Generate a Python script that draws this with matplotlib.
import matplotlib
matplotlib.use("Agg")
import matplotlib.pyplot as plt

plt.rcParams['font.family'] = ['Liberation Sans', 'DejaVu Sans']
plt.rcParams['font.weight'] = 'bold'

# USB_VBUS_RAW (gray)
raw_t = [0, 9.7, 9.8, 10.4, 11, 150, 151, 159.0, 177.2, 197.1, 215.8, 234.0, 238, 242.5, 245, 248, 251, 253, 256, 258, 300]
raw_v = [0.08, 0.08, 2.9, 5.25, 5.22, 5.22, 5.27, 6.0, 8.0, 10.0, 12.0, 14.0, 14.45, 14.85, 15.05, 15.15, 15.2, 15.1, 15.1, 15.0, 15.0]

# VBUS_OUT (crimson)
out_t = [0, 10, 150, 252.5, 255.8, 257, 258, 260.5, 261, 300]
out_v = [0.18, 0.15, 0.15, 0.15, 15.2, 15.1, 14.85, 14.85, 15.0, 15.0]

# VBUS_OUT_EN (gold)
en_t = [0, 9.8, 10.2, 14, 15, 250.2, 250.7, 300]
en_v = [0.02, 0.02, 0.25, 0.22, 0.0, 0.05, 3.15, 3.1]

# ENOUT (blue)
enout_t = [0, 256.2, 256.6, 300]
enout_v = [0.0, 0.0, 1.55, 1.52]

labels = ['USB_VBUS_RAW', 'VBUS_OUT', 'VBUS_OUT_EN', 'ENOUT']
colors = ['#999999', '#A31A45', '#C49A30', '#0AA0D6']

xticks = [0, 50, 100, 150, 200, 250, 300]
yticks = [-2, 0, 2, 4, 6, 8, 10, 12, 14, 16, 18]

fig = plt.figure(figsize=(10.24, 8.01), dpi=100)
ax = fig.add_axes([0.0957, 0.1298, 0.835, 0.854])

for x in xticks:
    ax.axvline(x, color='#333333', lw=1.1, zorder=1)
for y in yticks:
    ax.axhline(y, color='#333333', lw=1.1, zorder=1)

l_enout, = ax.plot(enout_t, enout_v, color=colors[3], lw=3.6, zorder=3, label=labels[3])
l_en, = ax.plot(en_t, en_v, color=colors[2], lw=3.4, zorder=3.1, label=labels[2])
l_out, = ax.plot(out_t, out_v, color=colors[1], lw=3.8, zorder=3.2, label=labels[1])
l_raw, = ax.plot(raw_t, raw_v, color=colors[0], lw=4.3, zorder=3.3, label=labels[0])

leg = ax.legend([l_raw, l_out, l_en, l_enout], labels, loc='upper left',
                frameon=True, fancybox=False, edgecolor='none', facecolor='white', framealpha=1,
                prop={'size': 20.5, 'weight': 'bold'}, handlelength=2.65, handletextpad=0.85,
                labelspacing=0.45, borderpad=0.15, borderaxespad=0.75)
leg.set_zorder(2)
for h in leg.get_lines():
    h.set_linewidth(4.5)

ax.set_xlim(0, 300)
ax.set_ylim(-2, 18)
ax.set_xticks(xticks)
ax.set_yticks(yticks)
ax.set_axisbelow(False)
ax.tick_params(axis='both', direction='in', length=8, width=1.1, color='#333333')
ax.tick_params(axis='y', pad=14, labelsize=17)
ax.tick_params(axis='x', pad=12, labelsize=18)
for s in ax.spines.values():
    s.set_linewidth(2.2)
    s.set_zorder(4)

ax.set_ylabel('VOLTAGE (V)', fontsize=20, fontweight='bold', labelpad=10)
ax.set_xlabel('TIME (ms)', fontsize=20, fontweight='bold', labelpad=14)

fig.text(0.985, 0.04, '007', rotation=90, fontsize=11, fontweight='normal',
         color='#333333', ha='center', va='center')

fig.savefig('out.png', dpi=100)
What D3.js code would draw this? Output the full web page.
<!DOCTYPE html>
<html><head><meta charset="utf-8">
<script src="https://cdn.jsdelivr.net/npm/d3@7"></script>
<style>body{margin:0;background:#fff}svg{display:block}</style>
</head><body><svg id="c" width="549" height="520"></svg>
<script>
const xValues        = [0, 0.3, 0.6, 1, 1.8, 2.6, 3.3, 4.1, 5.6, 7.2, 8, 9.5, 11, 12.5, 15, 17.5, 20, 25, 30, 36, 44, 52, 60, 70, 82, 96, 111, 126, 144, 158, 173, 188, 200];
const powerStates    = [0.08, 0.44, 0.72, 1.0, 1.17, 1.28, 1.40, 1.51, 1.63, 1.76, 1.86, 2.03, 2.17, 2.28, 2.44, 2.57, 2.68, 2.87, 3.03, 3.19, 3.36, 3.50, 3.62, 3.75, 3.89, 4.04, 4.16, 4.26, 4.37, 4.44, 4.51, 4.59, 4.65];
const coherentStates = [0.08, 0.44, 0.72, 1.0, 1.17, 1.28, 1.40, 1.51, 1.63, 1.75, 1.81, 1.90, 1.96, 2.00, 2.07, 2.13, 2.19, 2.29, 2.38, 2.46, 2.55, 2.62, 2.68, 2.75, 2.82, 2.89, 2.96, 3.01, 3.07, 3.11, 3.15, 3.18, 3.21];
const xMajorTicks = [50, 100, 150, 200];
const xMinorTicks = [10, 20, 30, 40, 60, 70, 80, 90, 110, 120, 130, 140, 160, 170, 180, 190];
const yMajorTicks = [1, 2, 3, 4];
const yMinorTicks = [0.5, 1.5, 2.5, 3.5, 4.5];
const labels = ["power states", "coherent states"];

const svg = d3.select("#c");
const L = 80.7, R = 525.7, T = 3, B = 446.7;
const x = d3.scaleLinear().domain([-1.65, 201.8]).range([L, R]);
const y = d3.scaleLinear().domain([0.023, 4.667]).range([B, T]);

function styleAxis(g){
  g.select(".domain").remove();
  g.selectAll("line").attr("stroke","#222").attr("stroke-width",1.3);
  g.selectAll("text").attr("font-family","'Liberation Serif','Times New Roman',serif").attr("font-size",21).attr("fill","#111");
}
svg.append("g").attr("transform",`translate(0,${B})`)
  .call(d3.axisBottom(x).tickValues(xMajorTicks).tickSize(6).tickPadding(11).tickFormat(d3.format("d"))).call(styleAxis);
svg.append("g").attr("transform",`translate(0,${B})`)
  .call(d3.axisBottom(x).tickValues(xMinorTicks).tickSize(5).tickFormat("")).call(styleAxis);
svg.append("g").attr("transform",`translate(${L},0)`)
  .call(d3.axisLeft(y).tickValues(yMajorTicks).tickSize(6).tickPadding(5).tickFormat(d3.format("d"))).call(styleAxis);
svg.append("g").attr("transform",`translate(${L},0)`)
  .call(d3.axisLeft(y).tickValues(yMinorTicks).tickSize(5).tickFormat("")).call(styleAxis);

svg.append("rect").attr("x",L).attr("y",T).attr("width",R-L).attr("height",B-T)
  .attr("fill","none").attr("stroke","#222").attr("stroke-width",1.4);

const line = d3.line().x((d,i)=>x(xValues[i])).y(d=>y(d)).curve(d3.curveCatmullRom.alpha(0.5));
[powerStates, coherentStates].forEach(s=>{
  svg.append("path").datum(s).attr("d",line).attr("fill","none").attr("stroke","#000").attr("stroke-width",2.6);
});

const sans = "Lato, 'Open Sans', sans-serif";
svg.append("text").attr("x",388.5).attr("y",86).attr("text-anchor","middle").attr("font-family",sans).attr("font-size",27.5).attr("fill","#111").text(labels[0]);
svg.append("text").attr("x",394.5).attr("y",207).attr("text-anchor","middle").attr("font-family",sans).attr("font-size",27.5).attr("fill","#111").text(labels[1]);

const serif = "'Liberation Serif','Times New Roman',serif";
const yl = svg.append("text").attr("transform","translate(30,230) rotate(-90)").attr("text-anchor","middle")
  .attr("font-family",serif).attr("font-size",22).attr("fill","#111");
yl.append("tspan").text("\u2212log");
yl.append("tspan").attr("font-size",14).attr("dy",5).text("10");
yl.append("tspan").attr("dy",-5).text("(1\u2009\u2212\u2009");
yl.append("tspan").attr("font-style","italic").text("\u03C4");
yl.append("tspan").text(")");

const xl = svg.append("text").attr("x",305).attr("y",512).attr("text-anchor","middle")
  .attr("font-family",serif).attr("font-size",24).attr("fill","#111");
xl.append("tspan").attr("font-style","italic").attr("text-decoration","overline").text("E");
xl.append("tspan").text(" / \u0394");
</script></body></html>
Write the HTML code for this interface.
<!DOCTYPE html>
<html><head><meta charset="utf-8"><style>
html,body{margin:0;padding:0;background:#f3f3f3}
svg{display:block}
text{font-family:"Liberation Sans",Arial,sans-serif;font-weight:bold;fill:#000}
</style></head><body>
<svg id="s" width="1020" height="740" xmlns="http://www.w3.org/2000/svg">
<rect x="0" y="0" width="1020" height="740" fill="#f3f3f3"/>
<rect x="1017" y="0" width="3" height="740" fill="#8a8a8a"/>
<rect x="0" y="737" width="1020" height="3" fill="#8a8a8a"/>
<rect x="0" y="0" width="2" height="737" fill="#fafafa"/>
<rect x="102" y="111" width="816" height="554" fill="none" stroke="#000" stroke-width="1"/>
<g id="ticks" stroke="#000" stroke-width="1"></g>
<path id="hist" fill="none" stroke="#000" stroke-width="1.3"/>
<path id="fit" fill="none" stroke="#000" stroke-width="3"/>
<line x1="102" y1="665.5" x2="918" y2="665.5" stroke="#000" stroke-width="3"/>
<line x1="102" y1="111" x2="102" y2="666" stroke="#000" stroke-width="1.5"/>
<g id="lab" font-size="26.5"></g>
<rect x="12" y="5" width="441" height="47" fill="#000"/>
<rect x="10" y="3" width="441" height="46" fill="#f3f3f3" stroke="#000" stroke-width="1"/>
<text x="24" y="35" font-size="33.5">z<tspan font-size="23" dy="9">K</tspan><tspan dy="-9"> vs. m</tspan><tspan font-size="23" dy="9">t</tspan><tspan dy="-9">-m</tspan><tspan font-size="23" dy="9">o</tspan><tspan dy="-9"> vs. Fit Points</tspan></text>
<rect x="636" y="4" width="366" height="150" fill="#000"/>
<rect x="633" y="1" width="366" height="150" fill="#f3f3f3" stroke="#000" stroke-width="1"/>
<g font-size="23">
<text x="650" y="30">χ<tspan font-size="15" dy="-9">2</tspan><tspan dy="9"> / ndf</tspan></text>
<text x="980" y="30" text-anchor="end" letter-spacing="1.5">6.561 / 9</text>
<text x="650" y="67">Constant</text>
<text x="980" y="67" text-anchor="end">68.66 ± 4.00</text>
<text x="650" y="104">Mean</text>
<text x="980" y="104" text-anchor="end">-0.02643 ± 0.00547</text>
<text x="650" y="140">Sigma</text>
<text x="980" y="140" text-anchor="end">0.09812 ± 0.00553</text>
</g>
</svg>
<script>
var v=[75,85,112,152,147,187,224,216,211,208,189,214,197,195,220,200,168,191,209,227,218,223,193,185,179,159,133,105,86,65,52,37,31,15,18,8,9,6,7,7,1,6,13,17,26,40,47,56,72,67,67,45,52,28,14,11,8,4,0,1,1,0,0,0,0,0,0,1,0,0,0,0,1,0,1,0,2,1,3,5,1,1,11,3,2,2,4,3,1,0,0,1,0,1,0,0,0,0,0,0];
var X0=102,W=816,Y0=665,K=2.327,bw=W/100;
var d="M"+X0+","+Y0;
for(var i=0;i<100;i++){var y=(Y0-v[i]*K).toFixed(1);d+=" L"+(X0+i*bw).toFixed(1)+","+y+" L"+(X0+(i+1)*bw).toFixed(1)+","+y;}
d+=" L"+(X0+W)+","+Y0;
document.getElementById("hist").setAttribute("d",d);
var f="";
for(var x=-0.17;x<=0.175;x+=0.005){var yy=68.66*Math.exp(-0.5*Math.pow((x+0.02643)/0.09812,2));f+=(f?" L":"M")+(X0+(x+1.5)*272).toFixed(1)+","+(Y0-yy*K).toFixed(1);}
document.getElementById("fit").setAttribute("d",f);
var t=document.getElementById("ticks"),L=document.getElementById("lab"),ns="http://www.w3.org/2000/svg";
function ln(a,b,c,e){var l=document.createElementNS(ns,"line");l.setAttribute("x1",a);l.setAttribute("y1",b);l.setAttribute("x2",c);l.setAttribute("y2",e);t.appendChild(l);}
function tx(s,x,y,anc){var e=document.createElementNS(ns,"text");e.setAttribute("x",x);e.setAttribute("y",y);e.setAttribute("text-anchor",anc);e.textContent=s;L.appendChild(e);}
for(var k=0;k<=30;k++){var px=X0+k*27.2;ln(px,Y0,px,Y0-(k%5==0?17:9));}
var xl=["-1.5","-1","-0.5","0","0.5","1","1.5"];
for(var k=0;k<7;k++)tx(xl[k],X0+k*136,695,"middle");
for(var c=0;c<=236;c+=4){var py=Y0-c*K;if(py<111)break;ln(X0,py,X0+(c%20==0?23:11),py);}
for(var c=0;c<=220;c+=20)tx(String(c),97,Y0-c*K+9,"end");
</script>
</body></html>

- **The task**:
Return exactly the leading lines of the listing, stopping after the line in which "plt.rcParams['font.weight'] = 'bold'" occurs.

- **Answer below**:
Generate a Python script that draws this with matplotlib.
import matplotlib
matplotlib.use("Agg")
import matplotlib.pyplot as plt

plt.rcParams['font.family'] = ['Liberation Sans', 'DejaVu Sans']
plt.rcParams['font.weight'] = 'bold'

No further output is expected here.